(
Оба этих отрывка — повествуют о процессе и продуктах распада, который постиг нас в 1991 году, когда развалилась не только страна под названием СССР, развалилось еще и советское общество, советский народ, целая россыпь культур — советская городская, сельская, индустриальная. Этот развал — мы видим не только, когда проходим мимо некогда огромного, а теперь заброшенного и разграбленного завода, этот развал — в наших душах, в наших головах. Молотилка перестройки, страшный взрыв девяносто первого и пожар «лихих девяностых» — оставил пепелище в душах многих из нас. И теперь — все это сказывается самым страшным образом.

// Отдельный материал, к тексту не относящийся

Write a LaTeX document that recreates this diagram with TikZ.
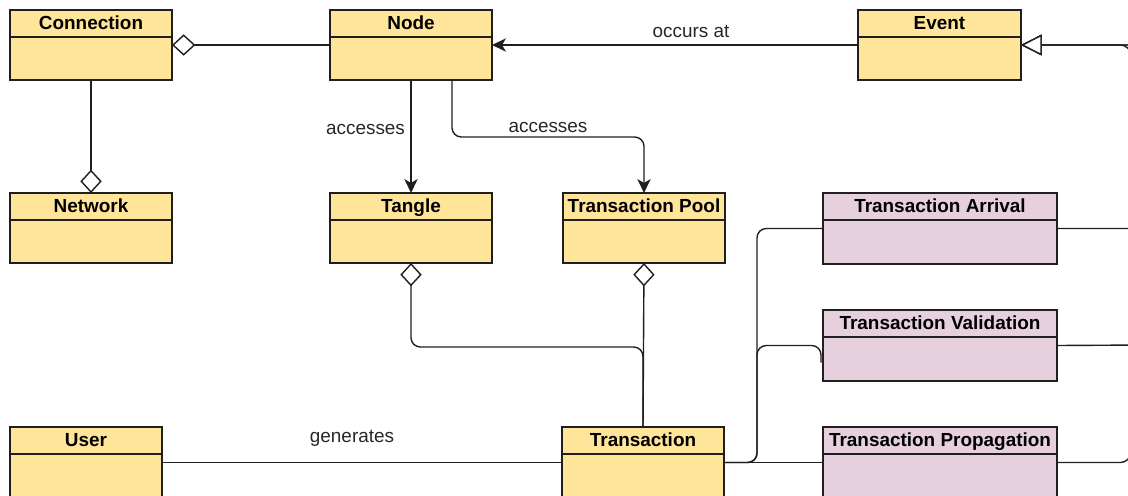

Это ведь мы. После девяносто первого года — многие из нас так и застряли в ожидании, ни туда, ни сюда. Не пускают корни, не обустраиваются. Для многих (и не только на Донбассе, но и в целом на Украине) те страны, которые созданы после 1991 года — они как чужие, с ними ничего не связывает, за них не проливали кровь деды, они не побеждали в войнах, их не жалко. Можно и поджечь как Украину. Причем на опыте Украины мы видим, что Украину — не жаль ни одной из сторон, участвующих в конфликте — ни украинцам, ни жителям Донбасса, ни нам, русским — хотя мы, русские, как раз таки не замечены в стремлении к гуманитарным бомбежкам. Да, не жаль. Было бы жалко — так попытались бы хоть немного для начала поговорить. А сейчас Украина напоминает одну большую Кущевку — это там где Цапки вырезали семью, если кто еще помнит. Знаете, как один журналист блистательно определил, чем отличается Кущевка от остальной страны? Во всей стране сначала выходят поговорить, а потом начинают бить в морду — а в Кущевке сначала бьют в морду и только потом возникает желание поговорить. Теперь так — на всей территории Украины — сразу бьют в морду, и только потом, если получают сдачи — начинается разговор.